At  the  trial  of  the case the defendant told a  different story  and tried to make it appear that the deceased  died accidentally or  through his own fault.  He stated  on  the witness stand that Catalina Habitan was his lawful wife; that he found the deceased in the act of violating Catalina, and that she  was screaming and crying for help; that he asked the deceased for  an  explanation, but  was answered with a threat and advised not to enter the house; that  the deceased thereupon assaulted him and struck him with a piece of wood; that he,  the  defendant, picked up a stick with which  he endeavored to defend himself, but that  he lost the stick and was forced to use his bolo; that he tried to retreat and in doing so backed up against a coconut palm; that at that precise moment the deceased in trying to give him  a decisive thrust with a pocket knife ran up against the blade of the defendant's bolo thus wounding himself.

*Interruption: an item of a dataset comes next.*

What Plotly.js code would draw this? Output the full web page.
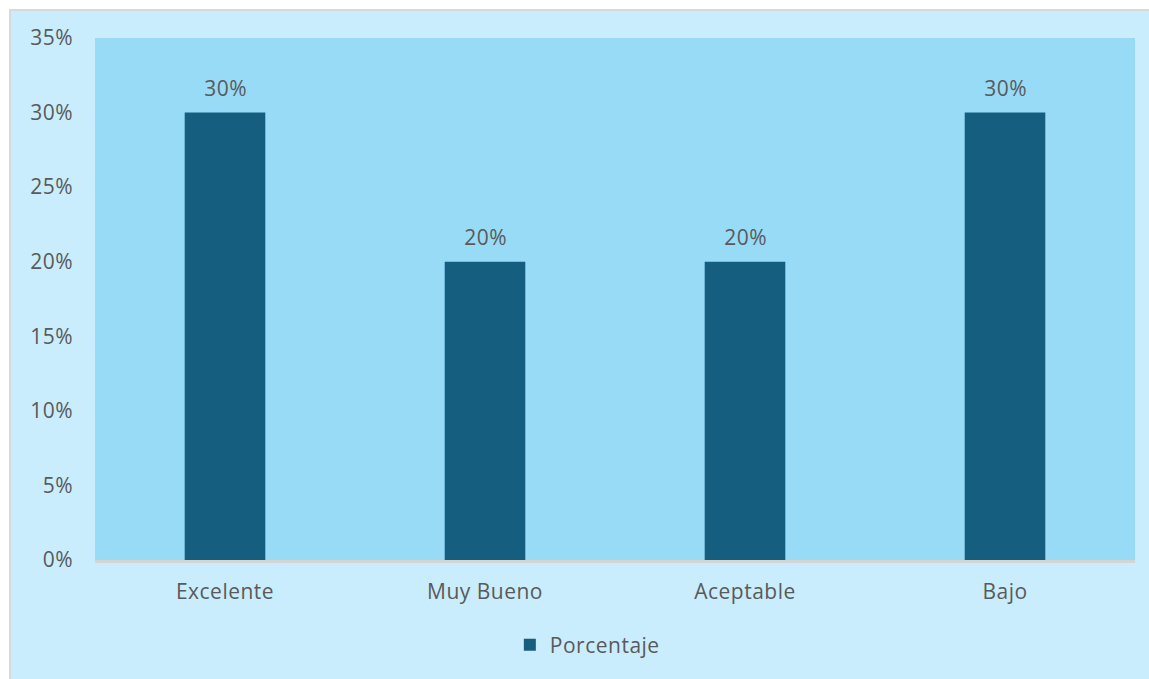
<!DOCTYPE html>
<html>
<head>
<meta charset="utf-8">
<script src="https://cdn.plot.ly/plotly-3.0.1.min.js"></script>
<style>
html, body { margin: 0; padding: 0; background: #ffffff; width: 1149px; height: 679px; overflow: hidden; }
#frame { position: absolute; left: 9px; top: 9px; width: 1140px; height: 670px; background: #C9EDFC; border-top: 2px solid #D9D9D9; border-left: 2px solid #D9D9D9; box-sizing: border-box; }
#chart { position: absolute; left: 0; top: 0; width: 1149px; height: 679px; }
#chart svg text { letter-spacing: 0.5px; }
</style>
</head>
<body>
<div id="frame"></div>
<div id="chart"></div>
<script>
const categories = ["Excelente", "Muy Bueno", "Aceptable", "Bajo"];
const values = [0.30, 0.20, 0.20, 0.30];
const seriesName = "Porcentaje";
const yTicks = [0, 0.05, 0.10, 0.15, 0.20, 0.25, 0.30, 0.35];
const yTickLabels = ["0%", "5%", "10%", "15%", "20%", "25%", "30%", "35%"];

const fontFam = "'Open Sans', 'Noto Sans', 'DejaVu Sans', sans-serif";
const textColor = "#5A5A5A";
const fs = 21;

const trace = {
  type: "bar",
  x: categories,
  y: values,
  name: seriesName,
  marker: { color: "#165E80" },
  showlegend: true,
  hoverinfo: "none"
};

const annotations = categories.map((c, i) => ({
  x: c, y: values[i], xref: "x", yref: "y",
  text: Math.round(values[i] * 100) + "%",
  showarrow: false, yanchor: "bottom", yshift: 9,
  font: { family: fontFam, size: fs, color: textColor }
}));

const layout = {
  width: 1149, height: 679,
  paper_bgcolor: "rgba(0,0,0,0)",
  plot_bgcolor: "#97DBF7",
  margin: { l: 95, r: 14, t: 38, b: 119 },
  bargap: 0.69,
  font: { family: fontFam, size: fs, color: textColor },
  xaxis: {
    showgrid: false, zeroline: false,
    showline: true, linecolor: "#D4D4D4", linewidth: 3,
    ticks: "", ticklabelstandoff: 11,
    tickfont: { family: fontFam, size: fs, color: textColor },
    fixedrange: true
  },
  yaxis: {
    range: [0, 0.35], showgrid: false, zeroline: false, showline: false,
    tickvals: yTicks, ticktext: yTickLabels, ticks: "",
    ticklabelstandoff: 21,
    tickfont: { family: fontFam, size: fs, color: textColor },
    fixedrange: true
  },
  showlegend: true,
  legend: {
    orientation: "h", x: 0.471, xanchor: "center", y: -0.163, yanchor: "middle",
    itemwidth: 30,
    font: { family: fontFam, size: fs, color: textColor },
    bgcolor: "rgba(0,0,0,0)"
  },
  annotations: annotations
};

Plotly.newPlot("chart", [trace], layout, { displayModeBar: false, staticPlot: true });
</script>
</body>
</html>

The defendant's testimony was  corroborated by that of Catalina Habitan,  but  her testimony  is  completely discredited by a  sworn statement made  by  her before  the justice of the peace immediately after  the commission  of the crime and introduced as  evidence  in  rebuttal by  the prosecution.  The statement  reads  as follows, in  translation :
"I, Catalina Habitan, single, 25 years of  age, resident of the barrio of Casini, municipality of Irosin, Province of Sorsogon, P. I., after being sworn depose as follows:

"On the morning of Monday, August 24, 1925,  my paramour Simeon Solanga  asked me for permission  to  go to the barrio of Batang, municipality of Irosin, for the purpose of assisting my brother  in  his work of sowing  his land, and left our house.   After a while David Gupalao came for the purpose of collecting  our debt of P4.  He had not been sitting long in our  house when Simeon Solanga, my paramour came and I saw  him seizing the  handle of his bolo, and on arriving in our house without making any question immediately  stabbed, David  Gupalao.   I  was afraid and ran to the house of the lieutenant of the barrio and I saw Simeon  Solanga pursue  David Gupalao, stabbing him in the back.  On  arriving at the house of the  lieutenant of the barrio,  I told  him  that  Simeon  had stabbed David Gupalao, and the lieutenant immediately came to our house.

"This  is all that I can declare as the real truth, and I made this declaration freely and spontaneously and without any threat by any  person in authority.

"In witness whereof I hereunto set my  hand in  Irosin, this Monday, 24th of August, 1925."
From the evidence as a whole, it seems  clear that the defendant and Catalina Habitan, while living together as husband and wife, were not legally married and that the case therefore does not fall  under the first paragraph of article 423 of the Penal Code.  The testimony to the effect that the deceased assaulted Catalina is very evidently also untrue. But there can be little doubt that on the occasion in question the defendant found Catalina and the deceased in a compromising situation, and that this in connection with the invasion of his home created "an impulse so powerful as naturally to have produced passion and obfuscation;" he is therefore entitled to the benefit of mitigating circumstance No.7 of  article 9 of the Penal Code.  The lack of instruction and education on the part of the accused should also be taken into consideration as an extenuating circumstance under article 11 of the Penal Code as amended.  The appreciation of this circumstance  is the more appropriate in this case for the reason that in some of the more backward communities a loose relation between man and woman, such as existed between the  accused and Catalina Habitan, has somewhat the same moral sanction as the legal relation of man and wife.  If these  two had been formally united in marriage, article 423 of the Penal Code would have been applicable and the  penalty  reduced to banishment.  The state of education and instruction of the accused is therefore, directly pertinent to his legal culpability.

Two mitigating circumstances having been found to be present, and there being no aggravating  circumstances, paragraph 5 of article 81 of the Penal Code becomes applicable, with the result that the penalty must be reduced by one degree, and  the majority of the members of the court are of the opinion that the accused should be sentenced to suffer six years and one day of prision mayor.

The judgment appealed from is therefore  modified  by reducing the penalty imposed  upon  the defendant to six years and one day of prision  mayor, with the accessory penalties prescribed  by  law.  In all other  respects the judgment is affirmed with the costs  against the appellant. So ordered.

Avanceña, C. J., Street, Johns, and  Villa-Real, JJ., concur.
Romualdez, J., concurs in the result.




DISSENTING


VILLAMOR, J.,

In my opinion the  evidence justifies the imposition of the penalty provided in the first paragraph of  article 423 of Penal Code.